#### The request
Copy each line that holds "this".

>> Start

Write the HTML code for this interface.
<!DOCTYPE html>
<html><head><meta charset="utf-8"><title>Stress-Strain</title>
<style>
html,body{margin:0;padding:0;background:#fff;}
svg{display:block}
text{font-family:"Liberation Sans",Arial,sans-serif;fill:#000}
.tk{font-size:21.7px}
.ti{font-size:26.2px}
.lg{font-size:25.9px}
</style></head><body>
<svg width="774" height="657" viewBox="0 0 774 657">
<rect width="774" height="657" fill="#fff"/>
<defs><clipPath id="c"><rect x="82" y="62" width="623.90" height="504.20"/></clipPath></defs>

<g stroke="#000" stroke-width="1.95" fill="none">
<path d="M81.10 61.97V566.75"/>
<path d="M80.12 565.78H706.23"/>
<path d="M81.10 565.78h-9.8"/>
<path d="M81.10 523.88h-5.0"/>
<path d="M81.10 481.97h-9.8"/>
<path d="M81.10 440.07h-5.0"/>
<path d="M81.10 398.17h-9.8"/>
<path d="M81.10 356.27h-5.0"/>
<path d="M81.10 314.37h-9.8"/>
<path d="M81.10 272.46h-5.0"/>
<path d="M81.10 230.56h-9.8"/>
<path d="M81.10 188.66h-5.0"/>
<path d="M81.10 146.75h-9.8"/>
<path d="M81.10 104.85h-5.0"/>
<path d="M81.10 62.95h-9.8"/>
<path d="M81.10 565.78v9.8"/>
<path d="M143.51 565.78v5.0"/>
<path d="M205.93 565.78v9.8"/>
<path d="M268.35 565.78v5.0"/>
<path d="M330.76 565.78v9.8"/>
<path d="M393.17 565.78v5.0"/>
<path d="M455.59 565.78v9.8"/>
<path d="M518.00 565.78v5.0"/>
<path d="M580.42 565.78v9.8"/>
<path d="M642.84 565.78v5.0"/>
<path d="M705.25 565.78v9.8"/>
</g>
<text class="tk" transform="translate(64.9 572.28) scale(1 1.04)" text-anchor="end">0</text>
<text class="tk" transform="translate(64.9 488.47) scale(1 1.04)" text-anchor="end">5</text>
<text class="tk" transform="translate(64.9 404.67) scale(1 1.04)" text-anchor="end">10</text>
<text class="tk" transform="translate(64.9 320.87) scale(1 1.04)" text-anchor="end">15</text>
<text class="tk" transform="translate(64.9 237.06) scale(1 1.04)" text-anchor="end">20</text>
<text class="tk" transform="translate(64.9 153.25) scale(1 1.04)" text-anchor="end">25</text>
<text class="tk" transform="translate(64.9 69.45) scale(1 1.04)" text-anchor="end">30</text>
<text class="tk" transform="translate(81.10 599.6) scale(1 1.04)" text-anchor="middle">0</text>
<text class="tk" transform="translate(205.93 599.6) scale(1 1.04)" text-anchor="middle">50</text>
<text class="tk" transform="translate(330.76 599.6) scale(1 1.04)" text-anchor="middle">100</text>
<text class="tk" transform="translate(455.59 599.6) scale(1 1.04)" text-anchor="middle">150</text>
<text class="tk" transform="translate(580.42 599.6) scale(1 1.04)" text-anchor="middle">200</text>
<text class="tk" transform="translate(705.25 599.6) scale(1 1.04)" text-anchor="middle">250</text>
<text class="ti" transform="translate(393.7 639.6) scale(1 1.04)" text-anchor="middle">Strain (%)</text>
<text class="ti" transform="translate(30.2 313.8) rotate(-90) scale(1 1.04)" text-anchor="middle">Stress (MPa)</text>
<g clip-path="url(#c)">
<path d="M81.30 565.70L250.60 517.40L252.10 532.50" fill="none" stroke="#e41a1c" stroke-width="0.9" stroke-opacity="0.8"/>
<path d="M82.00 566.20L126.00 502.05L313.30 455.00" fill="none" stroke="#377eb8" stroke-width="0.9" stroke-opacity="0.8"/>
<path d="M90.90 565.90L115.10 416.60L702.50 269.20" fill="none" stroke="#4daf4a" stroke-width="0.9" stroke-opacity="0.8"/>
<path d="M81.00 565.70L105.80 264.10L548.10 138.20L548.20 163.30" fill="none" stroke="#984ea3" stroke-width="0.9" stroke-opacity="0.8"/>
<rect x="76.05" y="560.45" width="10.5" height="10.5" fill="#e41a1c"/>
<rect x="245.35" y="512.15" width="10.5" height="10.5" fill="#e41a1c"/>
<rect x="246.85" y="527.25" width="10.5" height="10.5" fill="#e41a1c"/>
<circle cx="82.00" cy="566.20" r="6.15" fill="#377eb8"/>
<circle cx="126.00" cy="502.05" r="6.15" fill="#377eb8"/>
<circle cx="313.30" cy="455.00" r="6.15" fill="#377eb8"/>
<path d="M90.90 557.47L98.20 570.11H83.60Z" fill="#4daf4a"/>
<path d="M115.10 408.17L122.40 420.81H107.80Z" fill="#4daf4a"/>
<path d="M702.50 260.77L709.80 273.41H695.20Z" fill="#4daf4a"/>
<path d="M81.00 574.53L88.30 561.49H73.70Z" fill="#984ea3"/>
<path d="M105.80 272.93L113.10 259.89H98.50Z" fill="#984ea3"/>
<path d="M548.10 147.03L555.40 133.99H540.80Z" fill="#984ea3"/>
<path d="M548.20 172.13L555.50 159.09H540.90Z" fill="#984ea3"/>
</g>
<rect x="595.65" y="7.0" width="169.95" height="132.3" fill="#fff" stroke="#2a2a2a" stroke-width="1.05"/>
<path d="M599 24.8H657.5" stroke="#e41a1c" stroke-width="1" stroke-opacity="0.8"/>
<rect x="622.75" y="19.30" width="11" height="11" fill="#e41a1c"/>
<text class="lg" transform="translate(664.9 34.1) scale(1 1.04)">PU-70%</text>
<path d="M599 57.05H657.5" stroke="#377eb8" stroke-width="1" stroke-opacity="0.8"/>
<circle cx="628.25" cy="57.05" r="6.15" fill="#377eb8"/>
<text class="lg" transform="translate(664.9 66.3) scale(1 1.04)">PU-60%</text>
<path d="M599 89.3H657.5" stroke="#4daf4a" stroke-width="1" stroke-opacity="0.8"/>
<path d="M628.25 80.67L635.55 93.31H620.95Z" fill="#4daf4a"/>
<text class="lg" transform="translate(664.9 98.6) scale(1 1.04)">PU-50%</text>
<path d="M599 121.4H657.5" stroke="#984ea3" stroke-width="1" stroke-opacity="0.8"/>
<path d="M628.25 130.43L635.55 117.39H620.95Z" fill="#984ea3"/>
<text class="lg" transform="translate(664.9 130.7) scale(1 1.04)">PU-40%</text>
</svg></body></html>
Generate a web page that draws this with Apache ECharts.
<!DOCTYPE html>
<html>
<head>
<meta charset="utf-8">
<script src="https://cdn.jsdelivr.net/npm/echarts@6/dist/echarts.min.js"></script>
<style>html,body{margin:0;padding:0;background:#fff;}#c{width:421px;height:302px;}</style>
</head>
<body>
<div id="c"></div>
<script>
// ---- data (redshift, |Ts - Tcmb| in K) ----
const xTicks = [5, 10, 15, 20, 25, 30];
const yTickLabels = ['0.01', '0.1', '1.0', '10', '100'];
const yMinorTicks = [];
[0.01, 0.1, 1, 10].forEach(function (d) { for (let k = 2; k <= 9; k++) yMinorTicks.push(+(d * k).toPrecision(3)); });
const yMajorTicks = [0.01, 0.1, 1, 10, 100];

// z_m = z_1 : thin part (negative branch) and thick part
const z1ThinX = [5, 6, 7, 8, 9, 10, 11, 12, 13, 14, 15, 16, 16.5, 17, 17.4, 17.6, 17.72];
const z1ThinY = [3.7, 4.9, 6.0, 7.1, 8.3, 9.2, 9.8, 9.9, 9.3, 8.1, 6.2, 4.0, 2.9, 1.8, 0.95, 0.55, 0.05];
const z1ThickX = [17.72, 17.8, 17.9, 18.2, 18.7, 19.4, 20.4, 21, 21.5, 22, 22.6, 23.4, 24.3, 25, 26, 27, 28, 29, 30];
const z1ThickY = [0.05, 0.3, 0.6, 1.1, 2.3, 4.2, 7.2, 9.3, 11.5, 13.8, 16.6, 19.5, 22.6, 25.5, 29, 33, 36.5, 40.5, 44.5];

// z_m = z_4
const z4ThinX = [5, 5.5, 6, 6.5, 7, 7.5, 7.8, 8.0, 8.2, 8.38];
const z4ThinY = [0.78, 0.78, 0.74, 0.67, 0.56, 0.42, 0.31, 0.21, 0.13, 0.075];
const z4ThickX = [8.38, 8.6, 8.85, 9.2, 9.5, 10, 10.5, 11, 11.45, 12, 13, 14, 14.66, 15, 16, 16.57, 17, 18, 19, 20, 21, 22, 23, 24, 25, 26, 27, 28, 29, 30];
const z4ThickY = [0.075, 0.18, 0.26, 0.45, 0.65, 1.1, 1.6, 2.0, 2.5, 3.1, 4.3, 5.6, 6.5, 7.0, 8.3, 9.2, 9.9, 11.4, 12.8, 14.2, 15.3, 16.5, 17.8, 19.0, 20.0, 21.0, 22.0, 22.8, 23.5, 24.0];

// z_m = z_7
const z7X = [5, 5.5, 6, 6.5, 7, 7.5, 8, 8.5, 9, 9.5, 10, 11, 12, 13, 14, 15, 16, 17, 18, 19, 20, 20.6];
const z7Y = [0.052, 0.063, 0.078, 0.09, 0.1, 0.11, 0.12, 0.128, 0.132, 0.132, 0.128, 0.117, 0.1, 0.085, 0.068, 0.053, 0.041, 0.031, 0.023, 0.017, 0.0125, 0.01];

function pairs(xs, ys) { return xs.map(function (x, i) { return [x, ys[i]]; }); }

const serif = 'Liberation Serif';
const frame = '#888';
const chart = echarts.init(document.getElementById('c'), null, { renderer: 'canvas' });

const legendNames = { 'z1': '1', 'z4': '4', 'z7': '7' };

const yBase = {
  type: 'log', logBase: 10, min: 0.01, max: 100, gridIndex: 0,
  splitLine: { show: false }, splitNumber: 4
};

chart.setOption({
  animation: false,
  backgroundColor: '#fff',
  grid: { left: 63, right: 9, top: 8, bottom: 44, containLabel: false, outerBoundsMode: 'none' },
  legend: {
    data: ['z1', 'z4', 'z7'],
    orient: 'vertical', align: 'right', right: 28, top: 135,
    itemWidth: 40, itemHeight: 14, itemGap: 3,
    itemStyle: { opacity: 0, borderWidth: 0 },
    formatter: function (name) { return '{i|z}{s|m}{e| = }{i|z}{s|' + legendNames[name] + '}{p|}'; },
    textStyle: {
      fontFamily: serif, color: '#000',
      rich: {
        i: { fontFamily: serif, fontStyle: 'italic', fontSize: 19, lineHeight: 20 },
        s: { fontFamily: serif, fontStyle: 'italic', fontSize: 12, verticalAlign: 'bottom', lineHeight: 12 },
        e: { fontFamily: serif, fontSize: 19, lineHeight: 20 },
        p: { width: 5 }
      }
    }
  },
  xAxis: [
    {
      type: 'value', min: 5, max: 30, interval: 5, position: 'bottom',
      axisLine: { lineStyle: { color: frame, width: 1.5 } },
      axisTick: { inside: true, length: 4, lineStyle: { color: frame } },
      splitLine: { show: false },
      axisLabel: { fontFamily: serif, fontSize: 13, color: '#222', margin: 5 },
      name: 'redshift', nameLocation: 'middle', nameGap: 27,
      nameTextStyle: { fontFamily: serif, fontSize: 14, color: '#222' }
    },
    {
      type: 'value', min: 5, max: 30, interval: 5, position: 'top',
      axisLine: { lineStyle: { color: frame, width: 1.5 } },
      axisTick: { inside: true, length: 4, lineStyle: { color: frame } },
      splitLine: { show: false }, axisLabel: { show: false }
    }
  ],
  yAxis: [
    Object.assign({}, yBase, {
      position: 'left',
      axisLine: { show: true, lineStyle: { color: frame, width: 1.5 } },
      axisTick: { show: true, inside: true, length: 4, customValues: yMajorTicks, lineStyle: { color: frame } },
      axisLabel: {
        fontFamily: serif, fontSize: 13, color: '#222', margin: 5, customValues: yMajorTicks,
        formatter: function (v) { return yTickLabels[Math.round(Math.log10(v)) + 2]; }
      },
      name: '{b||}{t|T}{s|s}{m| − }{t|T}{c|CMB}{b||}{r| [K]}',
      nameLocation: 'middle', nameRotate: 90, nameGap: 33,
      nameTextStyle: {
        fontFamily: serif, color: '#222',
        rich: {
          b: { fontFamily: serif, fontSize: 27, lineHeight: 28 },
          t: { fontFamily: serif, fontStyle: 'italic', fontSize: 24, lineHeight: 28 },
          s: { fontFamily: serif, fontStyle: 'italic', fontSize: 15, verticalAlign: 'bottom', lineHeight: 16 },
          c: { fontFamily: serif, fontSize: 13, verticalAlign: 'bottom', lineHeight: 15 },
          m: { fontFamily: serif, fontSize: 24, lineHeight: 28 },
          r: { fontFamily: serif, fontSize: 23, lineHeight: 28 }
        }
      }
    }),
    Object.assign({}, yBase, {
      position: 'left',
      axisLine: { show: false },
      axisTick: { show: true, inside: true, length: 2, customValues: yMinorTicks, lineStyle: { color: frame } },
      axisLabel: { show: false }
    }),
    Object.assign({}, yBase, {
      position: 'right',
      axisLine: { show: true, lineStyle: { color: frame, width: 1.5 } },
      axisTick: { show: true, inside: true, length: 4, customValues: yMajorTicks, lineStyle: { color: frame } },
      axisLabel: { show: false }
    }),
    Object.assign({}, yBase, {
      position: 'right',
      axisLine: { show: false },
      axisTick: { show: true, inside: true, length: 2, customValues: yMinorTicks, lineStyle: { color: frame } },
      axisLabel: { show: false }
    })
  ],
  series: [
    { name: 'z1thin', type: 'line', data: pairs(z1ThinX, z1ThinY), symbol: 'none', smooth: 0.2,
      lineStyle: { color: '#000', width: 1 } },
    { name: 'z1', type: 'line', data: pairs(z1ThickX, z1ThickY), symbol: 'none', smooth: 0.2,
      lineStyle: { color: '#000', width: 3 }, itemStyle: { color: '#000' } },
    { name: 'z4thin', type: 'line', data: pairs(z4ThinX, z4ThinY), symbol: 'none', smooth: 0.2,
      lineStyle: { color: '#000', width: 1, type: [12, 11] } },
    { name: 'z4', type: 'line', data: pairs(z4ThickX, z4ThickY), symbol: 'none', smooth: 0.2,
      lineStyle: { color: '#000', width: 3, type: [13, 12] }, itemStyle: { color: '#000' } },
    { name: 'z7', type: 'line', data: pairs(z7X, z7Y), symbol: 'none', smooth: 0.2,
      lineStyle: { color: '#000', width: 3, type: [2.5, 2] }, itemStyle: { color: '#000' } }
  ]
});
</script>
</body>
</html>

>> End

#### Finished exercise
Write the HTML code for this interface.
Generate a web page that draws this with Apache ECharts.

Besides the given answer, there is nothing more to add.